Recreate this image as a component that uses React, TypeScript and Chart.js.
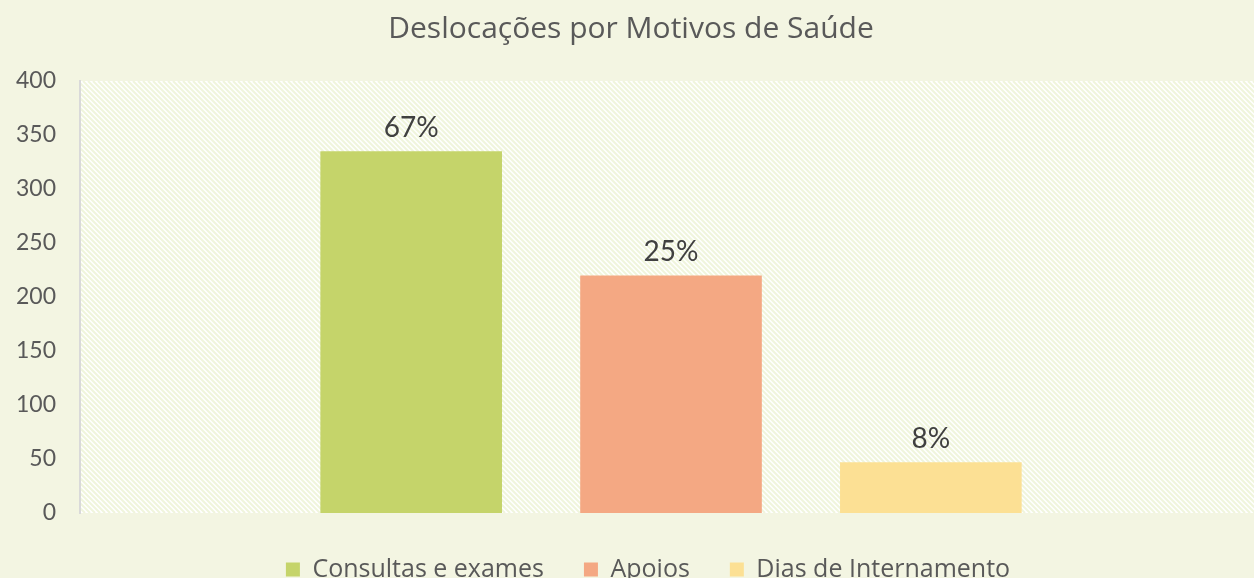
import React, { useEffect, useRef } from "react";
import { Chart, registerables } from "chart.js";

Chart.register(...registerables);

const categories = [""];
const seriesNames = ["Consultas e exames", "Apoios", "Dias de Internamento"];
const seriesValues = [[335], [220], [47]];
const percentLabels = ["67%", "25%", "8%"];
const seriesColors = ["#C5D46A", "#F4A883", "#FCE094"];
const yTicks = [0, 50, 100, 150, 200, 250, 300, 350, 400];

const BG = "#F3F5E2";
const FONT_NUM = "Lato, 'Open Sans', sans-serif";
const FONT_TXT = "'Open Sans', Lato, sans-serif";

const plotBgPlugin = {
  id: "plotBg",
  beforeDraw(chart: any) {
    const { ctx, chartArea } = chart;
    const { left, top, right, bottom } = chartArea;
    ctx.save();
    ctx.fillStyle = "#FFFFFF";
    ctx.fillRect(left, top, right - left, bottom - top);
    ctx.beginPath();
    ctx.rect(left, top, right - left, bottom - top);
    ctx.clip();
    ctx.strokeStyle = "#F0F5DC";
    ctx.lineWidth = 2;
    const h = bottom - top;
    for (let x = left - h; x < right + 10; x += 5) {
      ctx.beginPath();
      ctx.moveTo(x, top);
      ctx.lineTo(x + h, bottom);
      ctx.stroke();
    }
    ctx.restore();
  },
};

const legendShiftPlugin = {
  id: "legendShift",
  afterLayout(chart: any) {
    const l = chart.legend;
    if (l) {
      l.left += 17;
      l.right += 17;
      l.top -= 4;
      l.bottom -= 4;
    }
  },
};

const dataLabelPlugin = {
  id: "dataLabels",
  afterDatasetsDraw(chart: any) {
    const { ctx } = chart;
    ctx.save();
    ctx.fillStyle = "#404040";
    ctx.font = `28px ${FONT_NUM}`;
    ctx.textAlign = "center";
    ctx.textBaseline = "bottom";
    chart.data.datasets.forEach((_: any, i: number) => {
      const meta = chart.getDatasetMeta(i);
      meta.data.forEach((bar: any) => {
        ctx.fillText(percentLabels[i], bar.x, bar.y - 9);
      });
    });
    ctx.restore();
  },
};

export default function App() {
  const ref = useRef<HTMLCanvasElement>(null);
  useEffect(() => {
    if (!ref.current) return;
    const chart = new Chart(ref.current, {
      type: "bar",
      data: {
        labels: categories,
        datasets: seriesNames.map((name, i) => ({
          label: name,
          data: seriesValues[i],
          backgroundColor: seriesColors[i],
          borderWidth: 0,
          barPercentage: 0.699,
          categoryPercentage: 0.6595,
        })),
      },
      options: {
        animation: false,
        responsive: false,
        maintainAspectRatio: false,
        layout: { padding: { left: 0, right: 0, top: 0, bottom: 0 } },
        plugins: {
          title: {
            display: true,
            text: "Deslocações por Motivos de Saúde",
            color: "#595959",
            font: { family: FONT_TXT, size: 30, weight: "normal" },
            padding: { top: 11, bottom: 34 },
          },
          legend: {
            position: "bottom",
            labels: {
              color: "#595959",
              font: { family: FONT_TXT, size: 25 },
              boxWidth: 14,
              boxHeight: 14,
              padding: 40,
            },
          },
          tooltip: { enabled: false },
        },
        scales: {
          x: {
            grid: { display: false },
            border: { display: false },
            ticks: { display: false },
          },
          y: {
            min: 0,
            max: 400,
            afterBuildTicks: (axis: any) => {
              axis.ticks = yTicks.map((v) => ({ value: v }));
            },
            grid: { display: false },
            border: { display: true, color: "#D9D9D9", width: 2 },
            ticks: {
              color: "#595959",
              font: { family: FONT_NUM, size: 23 },
              padding: 16,
            },
          },
        },
      },
      plugins: [plotBgPlugin, dataLabelPlugin, legendShiftPlugin],
    });
    return () => chart.destroy();
  }, []);

  return (
    <div
      style={{
        position: "fixed",
        left: 0,
        top: 0,
        width: 1254,
        height: 578,
        overflow: "hidden",
        background: BG,
      }}
    >
      <canvas ref={ref} width={1262} height={596} style={{ display: "block" }} />
    </div>
  );
}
========
**TO BE DONE**
Copy exactly the lines running from the beginning of the listing through the line that has "Chart.register(...registerables);". Drop the pictures.

**WRITTEN SOLUTION**
Recreate this image as a component that uses React, TypeScript and Chart.js.
import React, { useEffect, useRef } from "react";
import { Chart, registerables } from "chart.js";

Chart.register(...registerables);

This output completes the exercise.